Все это в той или другой степени задело своим влиянием марксистскую литературу эпохи Второго Интернационала, даже в лице таких сильных умов, как Г. В. Плеханов. Разумеется, в одних случаях преобладало влияние позитивистской социологии, в других — формализм неокантиантского типа. Октябрьская революция широко раскрыла двери марксистскому просвещению. Но вместе с полезным содержанием в новый мир вошли и некоторые шаблоны популярной марксистской литературы прежнего типа, не заслуживающие положительной оценки с точки зрения классического марксизма и развития его в новую эпоху деятельностью В. И. Ленина. Эта идеологическая эклектика первых лет революции, часто прикрытая энтузиазмом «пролетарской культуры», получила впоследствии очень неполное определение как «вульгарный социологизм» или «вульгарная социология». В действительности незаконная помесь марксистской науки с традиционными или экстравагантными порождениями буржуазной идеологии задела и философию, и эстетику, и ходячие представления о нравственности, и весь круг едва родившейся и еще аморфной новой культуры. Это вызывало глубокое беспокойство Ленина, что, разумеется, известно каждому, кто дал себе труд вдуматься в послеоктябрьские речи, статьи и практические указания основателя Советского государства.

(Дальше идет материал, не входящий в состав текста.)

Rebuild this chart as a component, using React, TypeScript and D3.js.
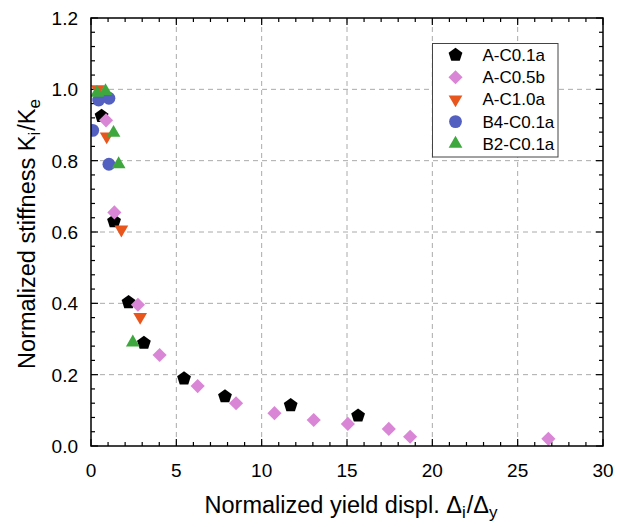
import { useMemo } from 'react';
import * as d3 from 'd3';

// Series values
const seriesNames = ['A-C0.1a', 'A-C0.5b', 'A-C1.0a', 'B4-C0.1a', 'B2-C0.1a'];

const aC01aX = [0.62, 1.35, 2.2, 3.1, 5.45, 7.85, 11.7, 15.65];
const aC01aY = [0.925, 0.63, 0.403, 0.289, 0.189, 0.139, 0.114, 0.085];

const aC05bX = [0.88, 1.37, 2.75, 4.02, 6.25, 8.5, 10.75, 13.05, 15.05, 17.45, 18.7, 26.8];
const aC05bY = [0.913, 0.655, 0.396, 0.255, 0.168, 0.12, 0.092, 0.073, 0.062, 0.048, 0.026, 0.02];

const aC10aX = [0.4, 0.92, 1.78, 2.88];
const aC10aY = [1.0, 0.868, 0.607, 0.362];

const b4C01aX = [0.1, 0.45, 1.05, 1.05];
const b4C01aY = [0.885, 0.97, 0.975, 0.79];

const b2C01aX = [0.35, 0.85, 1.32, 1.62, 2.45];
const b2C01aY = [0.99, 0.995, 0.878, 0.79, 0.29];

const xTicks = [0, 5, 10, 15, 20, 25, 30];
const yTicks = [0.0, 0.2, 0.4, 0.6, 0.8, 1.0, 1.2];

const W = 630;
const H = 527;
const margin = { top: 18, right: 27, bottom: 81, left: 91 };
const font = 'Arial, "Liberation Sans", Helvetica, sans-serif';

// custom marker shapes
const pentagon = {
  draw(ctx: any, size: number) {
    const r = Math.sqrt(size / 2.378);
    for (let i = 0; i < 5; i++) {
      const a = -Math.PI / 2 + (i * 2 * Math.PI) / 5;
      const px = r * Math.cos(a);
      const py = r * Math.sin(a);
      if (i === 0) ctx.moveTo(px, py);
      else ctx.lineTo(px, py);
    }
    ctx.closePath();
  },
};

const squareDiamond = {
  draw(ctx: any, size: number) {
    const r = Math.sqrt(size / 2);
    ctx.moveTo(0, -r);
    ctx.lineTo(r, 0);
    ctx.lineTo(0, r);
    ctx.lineTo(-r, 0);
    ctx.closePath();
  },
};

const triUp = {
  draw(ctx: any, size: number) {
    const s = Math.sqrt(size / 0.433);
    const h = (s * Math.sqrt(3)) / 2;
    ctx.moveTo(0, -h * 2 / 3);
    ctx.lineTo(s / 2, h / 3);
    ctx.lineTo(-s / 2, h / 3);
    ctx.closePath();
  },
};

const triDown = {
  draw(ctx: any, size: number) {
    const s = Math.sqrt(size / 0.433);
    const h = (s * Math.sqrt(3)) / 2;
    ctx.moveTo(0, h * 2 / 3);
    ctx.lineTo(s / 2, -h / 3);
    ctx.lineTo(-s / 2, -h / 3);
    ctx.closePath();
  },
};

const series = [
  { name: seriesNames[0], xs: aC01aX, ys: aC01aY, color: '#000000', type: pentagon, size: 125 },
  { name: seriesNames[1], xs: aC05bX, ys: aC05bY, color: '#DA86D6', type: squareDiamond, size: 100 },
  { name: seriesNames[2], xs: aC10aX, ys: aC10aY, color: '#E8561E', type: triDown, size: 82 },
  { name: seriesNames[3], xs: b4C01aX, ys: b4C01aY, color: '#5360BF', type: d3.symbolCircle, size: 130 },
  { name: seriesNames[4], xs: b2C01aX, ys: b2C01aY, color: '#3EA83E', type: triUp, size: 82 },
];

export default function App() {
  const iw = W - margin.left - margin.right;
  const ih = H - margin.top - margin.bottom;

  const x = useMemo(() => d3.scaleLinear().domain([0, 30]).range([0, iw]), [iw]);
  const y = useMemo(() => d3.scaleLinear().domain([0, 1.2]).range([ih, 0]), [ih]);

  const xMinor = d3.range(0, 31, 1);
  const yMinor = d3.range(0, 1.2001, 0.04);

  return (
    <div style={{ position: 'absolute', left: 0, top: 0 }}>
      <svg width={W} height={H} style={{ display: 'block', background: '#fff' }} fontFamily={font}>
        <defs>
          <clipPath id="plot-clip">
            <rect x={0} y={0} width={iw} height={ih} />
          </clipPath>
        </defs>
        <g transform={`translate(${margin.left},${margin.top})`}>
          {/* grid */}
          {xTicks.slice(1, -1).map((t) => (
            <line key={'gx' + t} x1={x(t)} x2={x(t)} y1={0} y2={ih}
              stroke="#aaaaaa" strokeWidth={1} strokeDasharray="5,4" />
          ))}
          {yTicks.slice(1, -1).map((t) => (
            <line key={'gy' + t} x1={0} x2={iw} y1={y(t)} y2={y(t)}
              stroke="#aaaaaa" strokeWidth={1} strokeDasharray="5,4" />
          ))}

          {/* ticks on all four sides, pointing inward */}
          {xMinor.map((t) => {
            const len = t % 5 === 0 ? 7 : 4;
            return (
              <g key={'xt' + t}>
                <line x1={x(t)} x2={x(t)} y1={ih} y2={ih - len} stroke="#000" strokeWidth={1.2} />
                <line x1={x(t)} x2={x(t)} y1={0} y2={len} stroke="#000" strokeWidth={1.2} />
              </g>
            );
          })}
          {yMinor.map((t, i) => {
            const len = i % 5 === 0 ? 7 : 4;
            return (
              <g key={'yt' + i}>
                <line x1={0} x2={len} y1={y(t)} y2={y(t)} stroke="#000" strokeWidth={1.2} />
                <line x1={iw} x2={iw - len} y1={y(t)} y2={y(t)} stroke="#000" strokeWidth={1.2} />
              </g>
            );
          })}

          {/* points */}
          <g clipPath="url(#plot-clip)">
            {series.map((s) => {
              const path = d3.symbol().type(s.type as any).size(s.size)();
              return (
                <g key={s.name}>
                  {s.xs.map((xv, i) => (
                    <path key={i} d={path || ''} fill={s.color}
                      transform={`translate(${x(xv)},${y(s.ys[i])})`} />
                  ))}
                </g>
              );
            })}
          </g>

          {/* frame */}
          <rect x={0} y={0} width={iw} height={ih} fill="none" stroke="#000" strokeWidth={1.5} />

          {/* tick labels */}
          {xTicks.map((t) => (
            <text key={'xl' + t} x={x(t)} y={ih + 31} textAnchor="middle" fontSize={19} fill="#000">
              {t}
            </text>
          ))}
          {yTicks.map((t) => (
            <text key={'yl' + t} x={-13} y={y(t) + 7} textAnchor="end" fontSize={19} fill="#000">
              {t.toFixed(1)}
            </text>
          ))}

          {/* axis titles */}
          <text x={iw / 2 + 4} y={ih + 67} textAnchor="middle" fontSize={23.5} fill="#000">
            Normalized yield displ. Δ
            <tspan fontSize={17} dy={5}>i</tspan>
            <tspan dy={-5} dx={1}>/Δ</tspan>
            <tspan fontSize={17} dy={5}>y</tspan>
          </text>
          <text transform={`translate(${-56},${ih / 2 + 2}) rotate(-90)`} textAnchor="middle" fontSize={23.5} fill="#000">
            Normalized stiffness K
            <tspan fontSize={17} dy={5}>i</tspan>
            <tspan dy={-5} dx={1}>/K</tspan>
            <tspan fontSize={17} dy={5}>e</tspan>
          </text>

          {/* legend */}
          <g transform={`translate(${432.5 - margin.left},${43.5 - margin.top})`}>
            <rect x={0} y={0} width={125.5} height={113.5} fill="#fff" stroke="#444" strokeWidth={1} />
            {series.map((s, i) => {
              const path = d3.symbol().type(s.type as any).size(s.size)();
              return (
                <g key={'lg' + s.name} transform={`translate(0,${11.5 + i * 22.2})`}>
                  <path d={path || ''} fill={s.color} transform="translate(23,0)" />
                  <text x={50} y={6} fontSize={17} fill="#000">{s.name}</text>
                </g>
              );
            })}
          </g>
        </g>
      </svg>
    </div>
  );
}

Растущий релятивизм эпохи, ограниченный только идеей формальных ценностей, вынесенных за рамки истории, был оснащен марксистской фразеологией базиса и надстроек, но остался тем же и в пролетарской косоворотке. Понятие абсолютного содержания исторической жизни, то есть развития нормальных условий человеческого существования через противоречия классовой цивилизации, было чуждо ему. Нравственное сознание, правда искусства, народная традиция — все это казалось массе людей, захваченных первым приливом марксистского образа мысли, чем-то враждебным идеологии передового класса и научному анализу. Отсюда легкость, с которой в сознание 20-х годов проникали идеи буржуазной социологии.
Разумеется, марксизм догматический в своей зависимости от объективных представлений старого общества имеет две стороны. Относительность множества общественных точек зрения, выражающих разные уровни разви-
тия производительных сил и разные классовые позиции, можно вывернуть наизнанку. Так и произошло, когда схлынула первая волна «левизны» Формальные ценности, уцелевшие от социологического разгрома, легко превращались в обычные нормы старой казенной морали, мещанского национализма. Разочарованная в своих абстрактных отрицаниях ультралевая социология пошла в Каноссу, вернулась история царей и полководцев в духе учебника Иловайского. Но эта новая карикатура на марксизм еще не набрала достаточно силы в 30-х годах. Не было и дальнейших явлений отталкивания, пугающих неожиданной симпатией к реакционной мысли предоктябрьских времен, подражанием западной моде и другими примерами известного из Библии поклонения медному змию. Напротив, среди испытаний времени, которые трудно вспомнить спокойно, общественная мысль дышала возможностью более глубокого марксизма, включающего в себя все богатство конкретной жизни, лишенного сектантской узости и ее оборотной стороны — тайного влечения к темным идеям прошлого.
О человеке тридцатых годов, в том смысле, который я имею в виду, никак нельзя было сказать, что он —
Чужих причуд истолкованье, Слов модных полный лексикон
И не потому, что эти причуды были ему неизвестны. Нет, он был достаточно образован — пожалуй, пообразованнее тех, кто в настоящее время плетет гирлянды из модных слов, хотя ему в большинстве случаев недолго пришлось сидеть за партой. Это было образование самостоятельное, опирающееся на те источники, которые заслуживают внимания. Эфемериды новейшей буржуазной философии принимались критически или вовсе отбрасывались в сторону со словами Рахметова — «не самобытно». Человек тридцатых годов мог изучать «Комментарий на апокалипсис» Ньютона, понимая, что в этих блужданиях великого ума есть своя историческая загадка, но он никогда не мог бы даже в тесном кружке повторять изысканные фразы Хайдеггера, не говоря о ходячих банальностях Гароди. Не самобытно!
Конечно, из всего можно сделать полезное употребление, однако вопрос заключается в том, как повернуть этот предмет, чтобы мы понимали его и владели им, а не он командовал нами. Распространенная в современной западной философии, часто реакционная по своему направлению критика прогресса представляет собой суррогат действительного решения вопроса, назревшего в реальных противоречиях современной истории. Таких симптомов теперь великое множество. Но где же ваше решение, спросит читатель? Оно было высказано в литературе 30-х годов, и только болотная ряска празднословия, которой затянута память ушедших лет, скрывает от новых поколений этот факт.